── EXTRACTED INFORMATION ──
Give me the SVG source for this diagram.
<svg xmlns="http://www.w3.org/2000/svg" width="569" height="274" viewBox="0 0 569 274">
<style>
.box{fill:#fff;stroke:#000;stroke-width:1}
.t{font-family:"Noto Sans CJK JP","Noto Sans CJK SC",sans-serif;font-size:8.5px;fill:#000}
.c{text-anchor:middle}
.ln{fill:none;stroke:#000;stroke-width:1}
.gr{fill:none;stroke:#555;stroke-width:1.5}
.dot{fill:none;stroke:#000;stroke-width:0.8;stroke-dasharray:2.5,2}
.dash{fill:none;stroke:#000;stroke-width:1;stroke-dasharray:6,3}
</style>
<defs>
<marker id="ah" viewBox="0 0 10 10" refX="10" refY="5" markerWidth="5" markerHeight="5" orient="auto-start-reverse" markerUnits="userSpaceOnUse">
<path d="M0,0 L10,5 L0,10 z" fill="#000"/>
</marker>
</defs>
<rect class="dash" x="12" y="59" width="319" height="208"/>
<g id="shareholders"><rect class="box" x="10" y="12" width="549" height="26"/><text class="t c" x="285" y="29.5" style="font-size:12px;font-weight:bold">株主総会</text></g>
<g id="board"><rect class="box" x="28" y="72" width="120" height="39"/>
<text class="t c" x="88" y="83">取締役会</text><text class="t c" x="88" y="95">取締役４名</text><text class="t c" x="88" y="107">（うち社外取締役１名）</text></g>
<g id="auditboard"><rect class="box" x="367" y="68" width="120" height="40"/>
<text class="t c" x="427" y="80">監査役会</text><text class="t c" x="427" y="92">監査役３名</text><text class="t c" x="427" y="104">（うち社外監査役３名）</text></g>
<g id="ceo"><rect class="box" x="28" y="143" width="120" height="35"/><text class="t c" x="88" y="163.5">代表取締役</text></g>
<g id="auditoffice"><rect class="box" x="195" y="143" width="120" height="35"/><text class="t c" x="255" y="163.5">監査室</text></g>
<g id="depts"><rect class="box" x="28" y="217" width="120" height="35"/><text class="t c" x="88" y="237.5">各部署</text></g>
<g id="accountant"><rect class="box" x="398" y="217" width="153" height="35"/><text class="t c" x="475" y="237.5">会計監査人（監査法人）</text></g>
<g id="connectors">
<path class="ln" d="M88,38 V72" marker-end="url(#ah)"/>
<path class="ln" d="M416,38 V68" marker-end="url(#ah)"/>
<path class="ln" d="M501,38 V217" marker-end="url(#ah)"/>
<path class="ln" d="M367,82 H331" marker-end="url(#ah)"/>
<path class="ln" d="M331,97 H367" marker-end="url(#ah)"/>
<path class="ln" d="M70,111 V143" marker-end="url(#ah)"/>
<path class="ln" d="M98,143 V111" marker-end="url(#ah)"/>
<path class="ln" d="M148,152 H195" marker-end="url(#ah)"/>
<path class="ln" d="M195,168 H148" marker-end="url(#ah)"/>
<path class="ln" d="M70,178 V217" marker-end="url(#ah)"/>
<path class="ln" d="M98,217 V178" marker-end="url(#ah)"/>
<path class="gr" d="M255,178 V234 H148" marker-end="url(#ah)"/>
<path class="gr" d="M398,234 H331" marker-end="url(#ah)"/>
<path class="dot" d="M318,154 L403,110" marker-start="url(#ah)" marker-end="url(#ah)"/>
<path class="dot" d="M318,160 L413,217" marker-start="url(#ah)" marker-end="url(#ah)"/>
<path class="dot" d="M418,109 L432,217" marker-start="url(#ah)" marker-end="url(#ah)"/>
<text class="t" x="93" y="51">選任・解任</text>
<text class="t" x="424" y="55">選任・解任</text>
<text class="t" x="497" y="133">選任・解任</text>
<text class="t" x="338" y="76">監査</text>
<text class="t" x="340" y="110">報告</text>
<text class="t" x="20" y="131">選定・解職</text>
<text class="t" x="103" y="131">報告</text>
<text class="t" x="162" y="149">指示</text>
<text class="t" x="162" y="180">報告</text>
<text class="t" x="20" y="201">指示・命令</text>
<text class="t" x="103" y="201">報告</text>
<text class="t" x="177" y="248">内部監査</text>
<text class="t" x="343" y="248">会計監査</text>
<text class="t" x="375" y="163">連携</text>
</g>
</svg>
───
── EXTRACTED INFORMATION ──
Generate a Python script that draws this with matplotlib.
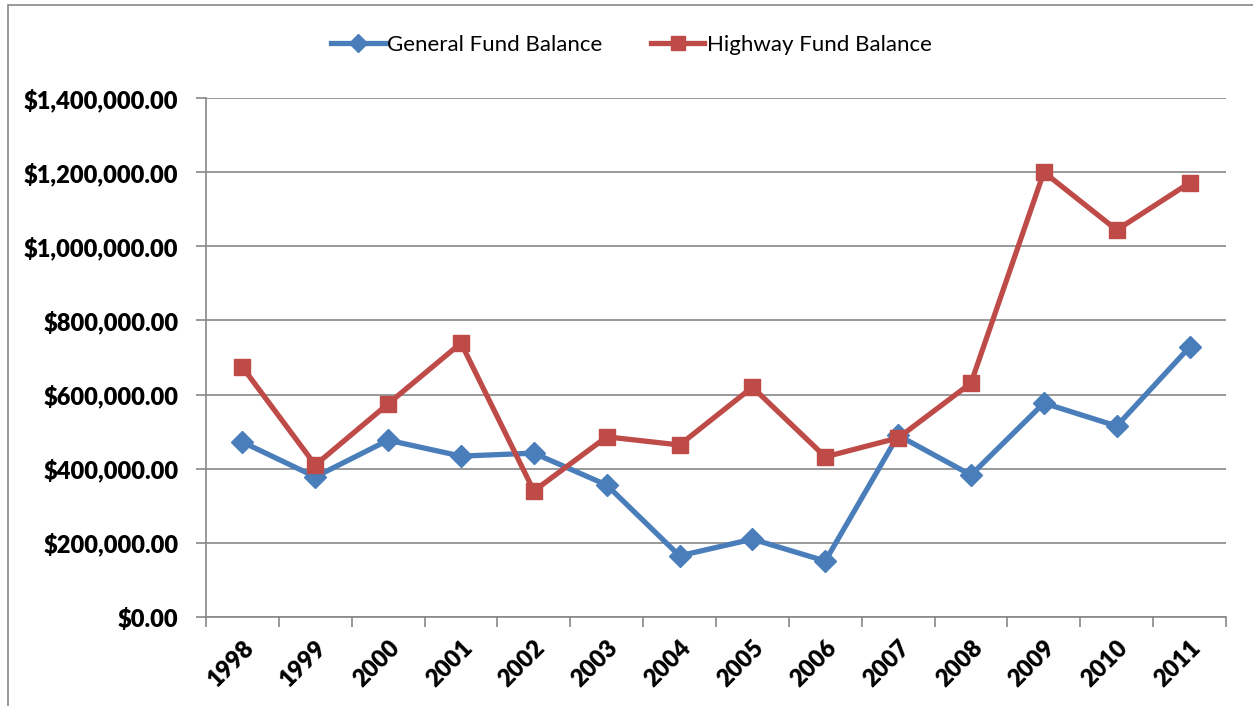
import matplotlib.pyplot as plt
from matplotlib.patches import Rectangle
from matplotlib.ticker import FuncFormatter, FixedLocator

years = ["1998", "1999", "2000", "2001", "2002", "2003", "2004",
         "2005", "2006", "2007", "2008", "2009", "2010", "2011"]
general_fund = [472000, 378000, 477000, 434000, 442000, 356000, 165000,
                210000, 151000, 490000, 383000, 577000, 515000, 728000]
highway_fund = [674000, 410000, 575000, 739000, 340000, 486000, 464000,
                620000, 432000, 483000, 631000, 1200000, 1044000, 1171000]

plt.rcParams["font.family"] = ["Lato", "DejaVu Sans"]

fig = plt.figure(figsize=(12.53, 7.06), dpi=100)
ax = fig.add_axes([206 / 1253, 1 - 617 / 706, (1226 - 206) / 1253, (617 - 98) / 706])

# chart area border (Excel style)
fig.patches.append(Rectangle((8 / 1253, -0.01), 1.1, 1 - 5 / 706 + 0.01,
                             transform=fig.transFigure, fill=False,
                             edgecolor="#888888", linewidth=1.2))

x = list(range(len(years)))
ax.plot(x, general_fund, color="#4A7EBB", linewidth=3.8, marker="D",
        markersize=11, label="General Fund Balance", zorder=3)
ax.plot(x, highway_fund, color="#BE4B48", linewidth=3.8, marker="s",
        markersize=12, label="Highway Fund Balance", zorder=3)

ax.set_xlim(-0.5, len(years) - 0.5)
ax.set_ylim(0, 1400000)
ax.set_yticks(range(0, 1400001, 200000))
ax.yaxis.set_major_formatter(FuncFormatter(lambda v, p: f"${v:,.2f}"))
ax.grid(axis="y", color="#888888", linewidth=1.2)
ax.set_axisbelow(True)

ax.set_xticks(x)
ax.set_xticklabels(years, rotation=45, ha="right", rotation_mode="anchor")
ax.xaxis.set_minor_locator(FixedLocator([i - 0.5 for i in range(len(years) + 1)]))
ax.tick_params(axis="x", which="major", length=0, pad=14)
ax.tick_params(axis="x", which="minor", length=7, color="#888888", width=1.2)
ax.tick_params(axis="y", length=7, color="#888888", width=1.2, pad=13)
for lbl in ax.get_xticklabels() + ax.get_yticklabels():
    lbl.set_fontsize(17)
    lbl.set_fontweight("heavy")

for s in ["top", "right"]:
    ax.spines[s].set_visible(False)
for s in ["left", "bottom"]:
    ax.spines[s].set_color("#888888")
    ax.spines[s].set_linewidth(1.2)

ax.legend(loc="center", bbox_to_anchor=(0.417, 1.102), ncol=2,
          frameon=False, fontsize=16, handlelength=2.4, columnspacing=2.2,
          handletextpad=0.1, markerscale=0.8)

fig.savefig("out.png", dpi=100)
───
── EXTRACTED INFORMATION ──
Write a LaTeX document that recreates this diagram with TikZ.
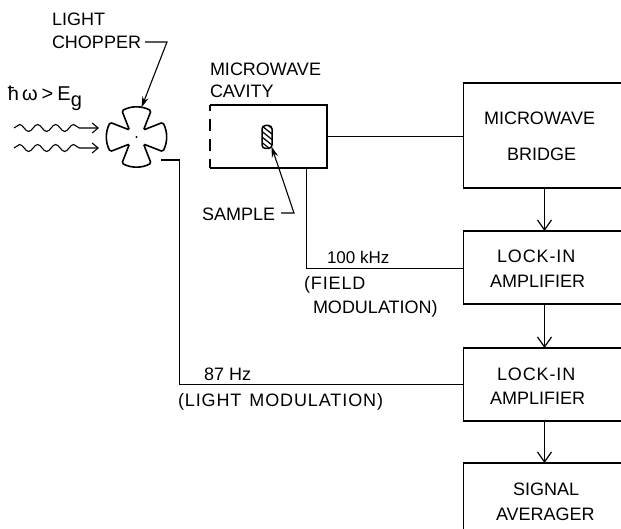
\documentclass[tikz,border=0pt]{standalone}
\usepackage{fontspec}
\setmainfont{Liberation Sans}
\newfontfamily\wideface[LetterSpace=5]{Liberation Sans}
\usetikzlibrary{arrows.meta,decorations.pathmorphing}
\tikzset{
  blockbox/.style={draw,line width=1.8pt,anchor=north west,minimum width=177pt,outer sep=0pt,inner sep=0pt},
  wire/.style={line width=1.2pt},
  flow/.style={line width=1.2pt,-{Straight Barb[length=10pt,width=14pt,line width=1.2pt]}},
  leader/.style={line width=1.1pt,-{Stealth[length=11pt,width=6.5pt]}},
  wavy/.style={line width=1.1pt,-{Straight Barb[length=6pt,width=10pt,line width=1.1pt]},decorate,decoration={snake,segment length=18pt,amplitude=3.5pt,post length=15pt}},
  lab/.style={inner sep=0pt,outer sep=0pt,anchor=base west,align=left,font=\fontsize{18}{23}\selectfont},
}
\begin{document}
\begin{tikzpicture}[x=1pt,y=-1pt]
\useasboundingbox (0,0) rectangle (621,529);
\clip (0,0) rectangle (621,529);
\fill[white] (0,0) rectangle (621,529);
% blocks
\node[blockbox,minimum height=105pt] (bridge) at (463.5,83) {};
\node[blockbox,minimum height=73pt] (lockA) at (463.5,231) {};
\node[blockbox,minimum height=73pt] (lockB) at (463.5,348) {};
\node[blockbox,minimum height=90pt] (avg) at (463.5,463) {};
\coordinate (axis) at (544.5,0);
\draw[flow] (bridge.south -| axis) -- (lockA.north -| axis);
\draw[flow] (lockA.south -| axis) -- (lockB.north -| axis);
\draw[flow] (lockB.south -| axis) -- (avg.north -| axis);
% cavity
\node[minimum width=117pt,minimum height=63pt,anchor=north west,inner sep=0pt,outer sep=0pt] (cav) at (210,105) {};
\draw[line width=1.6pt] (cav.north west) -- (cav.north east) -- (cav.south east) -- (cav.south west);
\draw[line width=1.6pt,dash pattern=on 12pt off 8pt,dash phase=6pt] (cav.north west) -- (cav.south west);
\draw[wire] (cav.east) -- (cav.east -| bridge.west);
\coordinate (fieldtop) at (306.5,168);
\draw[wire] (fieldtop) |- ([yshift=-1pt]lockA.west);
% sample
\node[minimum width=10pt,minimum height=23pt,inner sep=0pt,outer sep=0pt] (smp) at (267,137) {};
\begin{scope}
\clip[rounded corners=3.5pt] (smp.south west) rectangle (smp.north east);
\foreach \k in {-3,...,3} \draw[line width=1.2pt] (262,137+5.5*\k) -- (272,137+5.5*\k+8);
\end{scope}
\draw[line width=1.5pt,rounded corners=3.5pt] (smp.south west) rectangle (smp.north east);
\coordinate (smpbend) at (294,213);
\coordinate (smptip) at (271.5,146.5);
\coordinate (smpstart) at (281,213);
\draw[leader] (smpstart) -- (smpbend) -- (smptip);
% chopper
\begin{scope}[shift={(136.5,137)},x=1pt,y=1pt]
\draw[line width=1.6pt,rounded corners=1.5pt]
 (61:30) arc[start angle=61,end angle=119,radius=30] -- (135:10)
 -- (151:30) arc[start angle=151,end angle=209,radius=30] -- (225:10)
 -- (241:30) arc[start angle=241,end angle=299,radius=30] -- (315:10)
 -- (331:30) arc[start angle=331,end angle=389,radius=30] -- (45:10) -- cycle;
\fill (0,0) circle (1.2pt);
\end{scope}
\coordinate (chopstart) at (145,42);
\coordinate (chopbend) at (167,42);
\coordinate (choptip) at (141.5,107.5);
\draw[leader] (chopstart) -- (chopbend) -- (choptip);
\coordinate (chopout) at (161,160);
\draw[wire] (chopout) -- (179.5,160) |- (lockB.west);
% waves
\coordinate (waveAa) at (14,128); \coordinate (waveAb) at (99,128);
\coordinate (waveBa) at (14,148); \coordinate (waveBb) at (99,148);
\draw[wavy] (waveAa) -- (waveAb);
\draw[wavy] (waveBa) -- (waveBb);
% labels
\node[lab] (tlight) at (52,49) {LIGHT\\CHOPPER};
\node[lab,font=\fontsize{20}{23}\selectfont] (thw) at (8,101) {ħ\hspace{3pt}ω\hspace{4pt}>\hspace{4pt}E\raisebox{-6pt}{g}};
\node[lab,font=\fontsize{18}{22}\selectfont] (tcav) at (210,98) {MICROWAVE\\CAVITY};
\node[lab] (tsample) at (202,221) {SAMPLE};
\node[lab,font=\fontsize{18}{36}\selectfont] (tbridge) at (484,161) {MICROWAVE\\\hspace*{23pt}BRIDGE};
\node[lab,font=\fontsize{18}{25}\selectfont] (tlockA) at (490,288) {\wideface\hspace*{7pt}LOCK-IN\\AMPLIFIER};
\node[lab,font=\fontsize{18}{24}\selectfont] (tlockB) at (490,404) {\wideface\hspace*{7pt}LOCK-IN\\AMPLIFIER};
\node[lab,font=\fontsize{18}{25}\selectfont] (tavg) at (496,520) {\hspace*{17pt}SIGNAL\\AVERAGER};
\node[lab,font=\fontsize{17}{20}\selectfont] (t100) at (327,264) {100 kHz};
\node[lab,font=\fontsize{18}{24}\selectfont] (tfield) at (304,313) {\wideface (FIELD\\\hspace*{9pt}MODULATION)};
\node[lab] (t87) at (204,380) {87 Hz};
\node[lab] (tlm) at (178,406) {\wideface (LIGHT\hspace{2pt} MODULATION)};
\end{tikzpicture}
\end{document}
───
SET EXERCISE: Everything above from the line with "Generate a Python" through the line with "from matplotlib.ticker import" should be retyped exactly, and nothing else; omit pictures.

THE RESPONSE:
Generate a Python script that draws this with matplotlib.
import matplotlib.pyplot as plt
from matplotlib.patches import Rectangle
from matplotlib.ticker import FuncFormatter, FixedLocator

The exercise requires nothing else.